Just a few weeks ago, Matt, one of our clients - found a shocking revelation. He was losing almost 7% of his revenue to chargebacks in 2024. Yes - 7%! That's thousands of dollars that his business could have allocated to advertising, product development, or anything else.


Matt was shocked, but sadly I was not - because I see it all the time. His story was not as abnormal as you might think. The truth is that a large portions of businesses in America are losing a lot more revenue to chargebacks than they should be.


So how did we get here?


Chargebacks are seen as a consumer protection mechanism, allowing customers to dispute fraudulent or incorrect transactions. The idea is to ensure cardholder security in this digital day and age. In practice though, chargeback disputes have become a predatory mechanism by which some cardholders can dispute authorized transactions they agreed pay to because they forgot about the charge, misunderstood it, or simply didn't want to pay.

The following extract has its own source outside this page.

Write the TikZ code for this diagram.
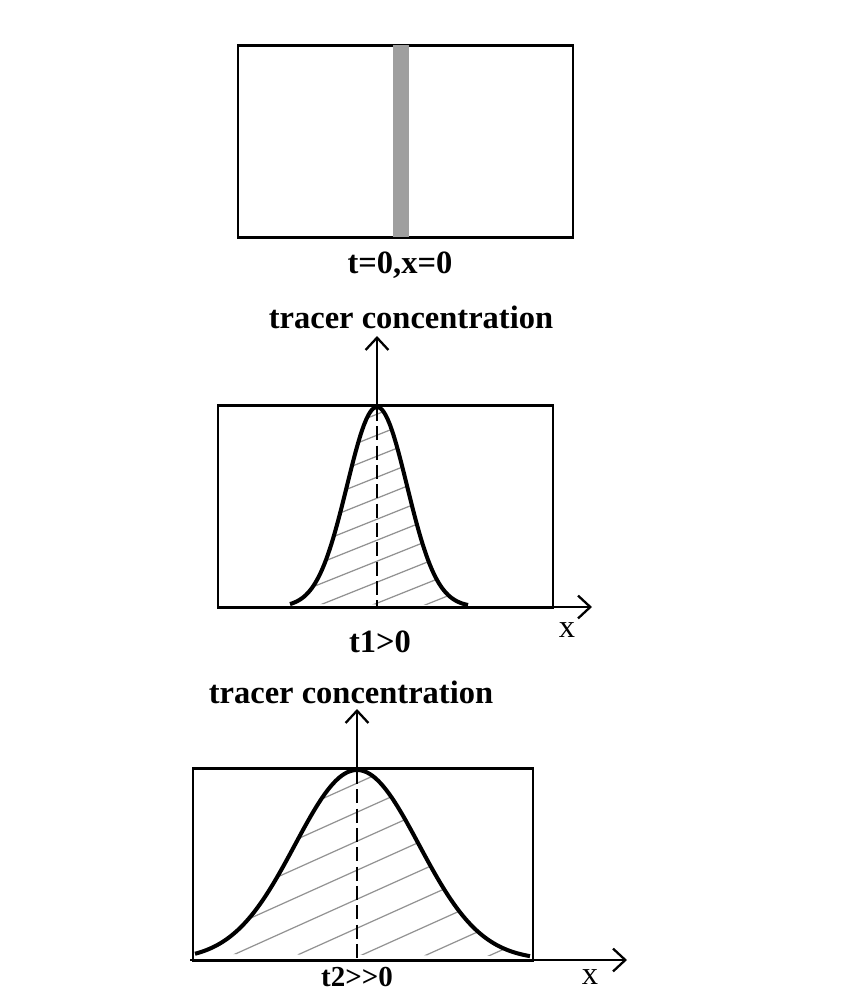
\documentclass[tikz,border=0pt]{standalone}
\usepackage{fontspec}
\setmainfont{Liberation Serif}
\usetikzlibrary{arrows.meta,positioning}

\begin{document}
\begin{tikzpicture}[
  x=0.02cm, y=-0.02cm,
  box/.style={draw, line width=1.7pt},
  axis/.style={line width=1.3pt, -{Straight Barb[length=7pt,width=13pt,line width=1.3pt]}},
  curve/.style={line width=2.3pt},
  hatch/.style={draw=gray!85, line width=0.7pt},
  peakline/.style={line width=1.7pt, dash pattern=on 8pt off 3pt},
  lbl/.style={font=\fontsize{18.5}{20}\selectfont\bfseries},
  xlbl/.style={font=\fontsize{18.5}{20}\selectfont},
]
\useasboundingbox (0,0) rectangle (865,992);

% --- t=0 ---
\draw[box] (238,45) rectangle (573,237);
\fill[gray!75] (393,45) rectangle (409,237);
\node[lbl] (lab0) at (400,265) {t=0,x=0};

% --- t1>0 ---
\def\baseA{607}
\def\sigA{30}
\draw[box] (218,405) rectangle (553,\baseA);
\coordinate (l1) at (218,\baseA);
\coordinate (o1) at (377,\baseA);
\coordinate (p1) at (377,407);
\coordinate (t1) at (377,405);
\coordinate (y1) at (377,336);
\coordinate (x1) at (592,\baseA);
\begin{scope}
  \clip plot[domain=290:468, samples=90] (\x, {\baseA-200*exp(-((\x-377)/\sigA)^2/2)}) -- cycle;
  \foreach \k in {0,...,13}
    \draw[hatch] (290,{407+21*\k}) -- (470,{407+21*\k-72});
\end{scope}
\draw[curve] plot[domain=290:468, samples=90] (\x, {\baseA-200*exp(-((\x-377)/\sigA)^2/2)});
\draw[peakline] (p1) -- (o1);
\draw[axis] (l1) -- (x1);
\draw[axis] (t1) -- (y1);
\node[lbl] (ylab1) at (411,317) {tracer concentration};
\node[lbl] (tlab1) at (380,642) {t1>0};
\node[xlbl] (xlab1) at (567,630) {x};

% --- t2>>0 ---
\def\baseB{960}
\def\sigB{62}
\draw[box] (193,768) rectangle (533,\baseB);
\coordinate (l2) at (190,\baseB);
\coordinate (o2) at (357,\baseB);
\coordinate (p2) at (357,770);
\coordinate (t2) at (357,768);
\coordinate (y2) at (357,709);
\coordinate (x2) at (627,\baseB);
\begin{scope}
  \clip plot[domain=195:530, samples=120] (\x, {\baseB-190*exp(-((\x-357)/\sigB)^2/2)}) -- cycle;
  \foreach \k in {0,...,12}
    \draw[hatch] (193,{770+29*\k}) -- (533,{770+29*\k-153});
\end{scope}
\draw[curve] plot[domain=195:530, samples=120] (\x, {\baseB-190*exp(-((\x-357)/\sigB)^2/2)});
\draw[peakline] (p2) -- (o2);
\draw[axis] (l2) -- (x2);
\draw[axis] (t2) -- (y2);
\node[lbl] (ylab2) at (351,692) {tracer concentration};
\node[lbl, inner sep=0pt, font=\fontsize{16.5}{18}\selectfont\bfseries] (tlab2) at (357,977) {t2>\kern0pt>\kern0pt0};
\node[xlbl, inner sep=0pt] (xlab2) at (590,977) {x};

\end{tikzpicture}
\end{document}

In 'days of old', a cardholder would simply reach out to the merchant in cases like this. A good number of cases could be sorted out between those 2 parties, with chargeback disputes as a step of last resort. Now disputing the charge with the bank is the first step cardholders take, not the last. Many times they do not even reach out to the merchant directly to inquire on the disputed charge in question. The loser in this trend are the merchants, plain and simple.


You might be wondering - Okay so.... what can I do?


Even though in some ways, the deck is stacked against the merchant, that does not mean there is no path forward. The short answer is that most organizations need to make chargeback disputes a higher priority. If you do not fight back against them, you will never win (no, really. the case will almost always side with the cardholder by default if you fail to dispute it). We have to establish a good process flow for them to be managed - we cannot handle them the same way we did 15 years ago.


It's not easy, but the consequences of ignoring them are far worse. This is a modern problem that requires modern tools, solutions, and data analysis to successfully combat.